TPU advantage: Colab has a free tier that lets you play with them at no charge and if GOOG has sweat more software engineering blood and tears into your model's functions, it will run better on them.

All IMO of course. And deep down it can get more complicated than that, but I salute GOOG for being the first company to ship competitive AI HW, doubly so at scale.


Stuff like their TPU and Waymo's Honeycomb Laserbear (something along those lines... their lidar naming system is pretty long) shows that Google is making good products for a limited reach of people.

TPU? Seems like it has a lot of potential, but not for people directly competing with them.

Waymo's Laserbear lidar? Seems like it has a lot of potential, but not for AV companies directly competing with them.

Google's playing this game pretty fiercely... which given their size is pretty bad/daunting.
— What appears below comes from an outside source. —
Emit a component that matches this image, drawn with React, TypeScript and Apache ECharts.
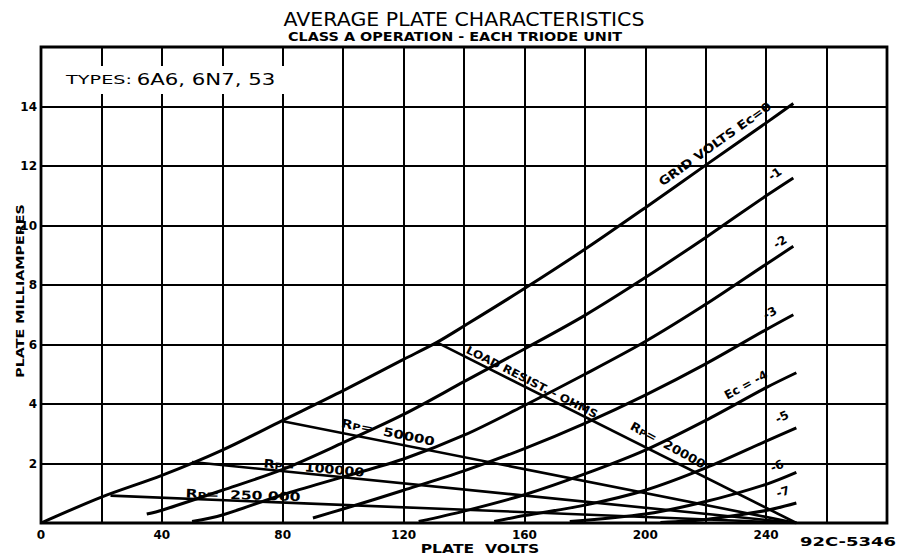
import React, { useEffect, useRef } from "react";
import * as echarts from "echarts";

// Axis tick labels
const xLabels = [0, 40, 80, 120, 160, 200, 240];
const yLabels = [2, 4, 6, 8, 10, 12, 14];

// Plate characteristics: [plate volts, plate mA]
const ec0 = [[0, 0], [20, 0.87], [40, 1.6], [60, 2.45], [80, 3.45], [100, 4.45], [120, 5.5], [131, 6.07], [140, 6.62], [160, 7.88], [180, 9.2], [200, 10.6], [220, 12.03], [240, 13.45], [249, 14.1]];
const ecM1 = [[35, 0.3], [40, 0.43], [60, 1.1], [80, 1.8], [100, 2.7], [120, 3.65], [140, 4.75], [160, 5.85], [180, 6.98], [200, 8.25], [220, 9.6], [240, 11.0], [249, 11.6]];
const ecM2 = [[50, 0.05], [60, 0.27], [80, 0.95], [100, 1.55], [120, 2.15], [140, 2.95], [160, 3.95], [180, 5.0], [200, 6.1], [220, 7.35], [240, 8.7], [249, 9.3]];
const ecM3 = [[90, 0.17], [100, 0.47], [120, 1.1], [140, 1.75], [160, 2.5], [180, 3.35], [200, 4.3], [220, 5.35], [240, 6.5], [249, 7.0]];
const ecM4 = [[125, 0.05], [140, 0.4], [160, 0.95], [180, 1.65], [200, 2.45], [220, 3.45], [240, 4.55], [250, 5.05]];
const ecM5 = [[150, 0.05], [160, 0.25], [180, 0.6], [200, 1.1], [220, 1.85], [240, 2.75], [250, 3.2]];
const ecM6 = [[175, 0.05], [200, 0.3], [220, 0.72], [240, 1.3], [250, 1.7]];
const ecM7 = [[205, 0.02], [220, 0.12], [240, 0.42], [250, 0.67]];

// Load lines (Rp)
const load20k = [[131, 6.07], [250, 0]];
const load50k = [[80, 3.42], [250, 0]];
const load100k = [[50, 2.05], [250, 0]];
const load250k = [[23, 0.92], [250, 0]];

const FONT = '"DejaVu Sans", sans-serif';

function label(text: string, x: number, y: number, size: number, opts: any = {}) {
  return {
    type: "text",
    x,
    y,
    rotation: opts.rotation || 0,
    scaleX: opts.scaleX || 1,
    z: 100,
    silent: true,
    style: {
      text,
      font: `${opts.weight || "bold"} ${size}px ${FONT}`,
      fill: "#000",
      align: "center",
      verticalAlign: "middle",
      textAlign: "center",
      textVerticalAlign: "middle",
    },
  };
}

function rpLabel(value: string, x: number, y: number, rotation: number, scaleX = 1.2) {
  return {
    type: "text",
    x,
    y,
    rotation,
    scaleX,
    z: 100,
    silent: true,
    style: {
      text: `{r|R}{p|P}{r|=  ${value}}`,
      fill: "#000",
      align: "center",
      verticalAlign: "middle",
      textAlign: "center",
      textVerticalAlign: "middle",
      rich: {
        r: { fontSize: 12, fontWeight: "bold", fontFamily: FONT, fill: "#000", color: "#000" },
        p: { fontSize: 9, fontWeight: "bold", fontFamily: FONT, fill: "#000", color: "#000", padding: [3, 0, 0, 0] },
      },
    },
  };
}

export default function App() {
  const ref = useRef<HTMLDivElement>(null);

  useEffect(() => {
    if (!ref.current) return;
    const chart = echarts.init(ref.current, null, { renderer: "svg" });

    const curveSeries = [ec0, ecM1, ecM2, ecM3, ecM4, ecM5, ecM6, ecM7].map((d, i) => ({
      type: "line",
      name: `Ec=${i === 0 ? 0 : -i}`,
      data: d,
      smooth: 0.3,
      symbol: "none",
      silent: true,
      lineStyle: { color: "#000", width: 3 },
      z: 5,
    }));
    const loadSeries = [load20k, load50k, load100k, load250k].map((d, i) => ({
      type: "line",
      name: `load${i}`,
      data: d,
      symbol: "none",
      silent: true,
      lineStyle: { color: "#000", width: 2.6 },
      z: 5,
    }));

    chart.setOption({
      animation: false,
      backgroundColor: "#fff",
      grid: { left: 41, right: 10, top: 47, bottom: 36, show: true, borderColor: "#000", borderWidth: 2.8, containLabel: false },
      xAxis: {
        type: "value",
        min: 0,
        max: 280,
        interval: 20,
        axisLine: { show: false },
        axisTick: { show: false },
        splitLine: { show: true, lineStyle: { color: "#000", width: 2 } },
        axisLabel: {
          margin: 6,
          color: "#000",
          fontSize: 12,
          fontWeight: "bold",
          fontFamily: FONT,
          formatter: (v: number) => (xLabels.includes(v) ? String(v) : ""),
        },
      },
      yAxis: {
        type: "value",
        min: 0,
        max: 16,
        interval: 2,
        axisLine: { show: false },
        axisTick: { show: false },
        splitLine: { show: true, lineStyle: { color: "#000", width: 2 } },
        axisLabel: {
          margin: 4,
          color: "#000",
          fontSize: 12,
          fontWeight: "bold",
          fontFamily: FONT,
          formatter: (v: number) => (yLabels.includes(v) ? String(v) : ""),
        },
      },
      series: [...curveSeries, ...loadSeries],
      graphic: [
        label("AVERAGE PLATE CHARACTERISTICS", 464, 20, 19, { weight: "normal", scaleX: 1.08 }),
        label("CLASS A OPERATION - EACH TRIODE UNIT", 455, 37, 12, { scaleX: 1.2 }),
        { type: "rect", z: 99, silent: true, shape: { x: 50, y: 66, width: 242, height: 28 }, style: { fill: "#fff" } },
        label("TYPES:", 99, 80, 12, { weight: "normal", scaleX: 1.6 }),
        label("6A6, 6N7, 53", 206, 79, 16, { weight: "normal", scaleX: 1.33 }),
        label("PLATE MILLIAMPERES", 20, 291, 11, { rotation: Math.PI / 2, scaleX: 1.3 }),
        label("PLATE  VOLTS", 480, 549, 12, { scaleX: 1.3 }),
        label("92C-5346", 848, 542, 12, { scaleX: 1.5 }),
        label("GRID VOLTS Ec=0", 715, 144, 12, { rotation: 0.62, scaleX: 1.15 }),
        label("-1", 775, 174, 12, { rotation: 0.6 }),
        label("-2", 780, 242, 12, { rotation: 0.55 }),
        label("-3", 770, 313, 12, { rotation: 0.5 }),
        label("Ec = -4", 746, 385, 12, { rotation: 0.5, scaleX: 1.0 }),
        label("-5", 782, 417, 12, { rotation: 0.45 }),
        label("-6", 777, 466, 12, { rotation: 0.4 }),
        label("-7", 783, 492, 12, { rotation: 0.3 }),
        label("LOAD RESIST. - OHMS", 532, 382, 11, { rotation: -0.47, scaleX: 1.1 }),
        rpLabel("20000", 668, 445, -0.5, 1.1),
        rpLabel("50000", 388, 432, -0.2, 1.25),
        rpLabel("100000", 314, 468, -0.09, 1.2),
        rpLabel("250 000", 243, 495, -0.03, 1.3),
      ],
    });

    return () => chart.dispose();
  }, []);

  return <div ref={ref} style={{ position: "fixed", left: 0, top: 0, width: 897, height: 559, background: "#fff" }} />;
}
>Nothing crazy about it. TPU-like stuff is ~10x the energy efficiency of GPUs and several times the speed. When you're spending megawatt-hours and days to train a single model, it adds up in both real and opportunity costs.

could you share the stats on this? Google told me to use a K-80 for training.


> Also, Google TPU TOS prohibits the use of TPUs for stuff that competes with Google

Can it be true? Then again, Apple's app store behaviour seems to suggest such demands are tolerated. Antitrust is really asleep in the US, isn't it.